Сомнительно, однако, что программа денацификации удушила новые политические структуры в Германии, которые могли бы вырасти из сопротивления нацизму, прежде всего потому, что само движение сопротивления было столь маложизнеспособным. Но нет сомнения в том, что денацификация создала новую нездоровую общность интересов среди более или менее дискредитировавших себя, тех, кто по соображениям выгоды стал более или менее убежденным нацистом. Эта влиятельная группа довольно сомнительных персонажей не включает и тех, кто сохранил добропорядочность, и тех, кто каким-либо впечатляющим образом участвовал в нацистском движении. Было бы неточным в каждом из этих случаев считать, что невхождение в эту группу основывается на конкретных политических убеждениях: исключение из нее убежденных антинацистов не означает, что остальные являются убежденными нацистами, и исключение «знаменитых» нацистов не означает, что остальные ненавидят нацизм.
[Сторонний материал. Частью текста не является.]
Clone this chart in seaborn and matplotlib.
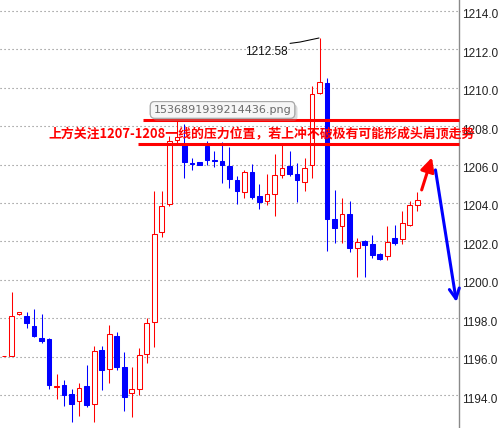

Дело просто в том, что программа денацификации была прямой угрозой для существования и выживания, и большинство пыталось ослабить давление при помощи системы взаимных гарантий, что все это не будет приниматься слишком всерьез. Такие гарантии можно было получить только от тех, кто столь же дискредитирован, сколь и ты сам. Те, кто стали нацистами по убеждению, как и те, кто остались незапятнанными, воспринимаются как чуждый и угрожающий элемент отчасти потому, что их не запугать их прошлым, но также и потому, что само их существование – живое свидетельство того, что происходило что-то действительно серьезное, что было совершено деяние, имевшее поворотное значение. Так получилось то, что не только активные нацисты, но и убежденные антинацисты в сегодняшней Германии не имеют доступа к власти и влиятельным должностям; это наиболее значимый симптом нежелания германской интеллигенции принимать прошлое всерьез или взвалить на свои плечи бремя ответственности, завещанной ей гитлеровским режимом.